Businesses that lead in implementing ESG not only achieve commercial success but also generate lasting positive impacts on society and the environment.
 
  • Enhanced Risk Management: By assessing and managing ESG factors, businesses can identify and mitigate potential risks, thereby protecting their assets and corporate value. For instance, a company with a solid environmental protection strategy is less likely to be affected by increasingly strict environmental regulations.
  • Improved Image and Reputation: Companies with a clear and transparent ESG strategy are recognized as responsible entities, which helps build trust among customers, employees, and the community.
  • Attracting Investment: Investors are increasingly prioritizing companies with strong ESG performance.

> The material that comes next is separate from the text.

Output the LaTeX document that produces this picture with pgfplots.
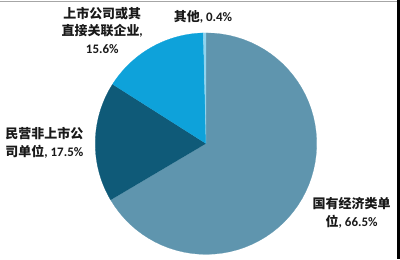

Focusing on ESG can help businesses attract capital from sustainable investment funds and responsible investors. For example, BlackRock, one of the world's largest asset management firms, has declared that ESG factors will play a significant role in their investment decisions.
  • Boosted Performance and Innovation: ESG-focused businesses often cultivate more positive and creative work environments, leading to improved performance and the development of breakthrough business solutions. For example, Google has heavily invested in renewable energy projects and fostered a friendly working environment, which in turn drives creativity and innovation within the company.
 
 

Benefits of Implementing ESG

V. Conclusion

 
The three pillars of environment, society, and governance are not merely a trend—they are a key factor in shaping the future of businesses.
 
In an era where environmental and social challenges are increasingly pressing, understanding what ESG is and focusing on it will be the key for businesses to survive and grow sustainably in the future.
 
Businesses that lead in implementing ESG will not only achieve commercial success but also generate long-lasting, positive impacts on society and the environment.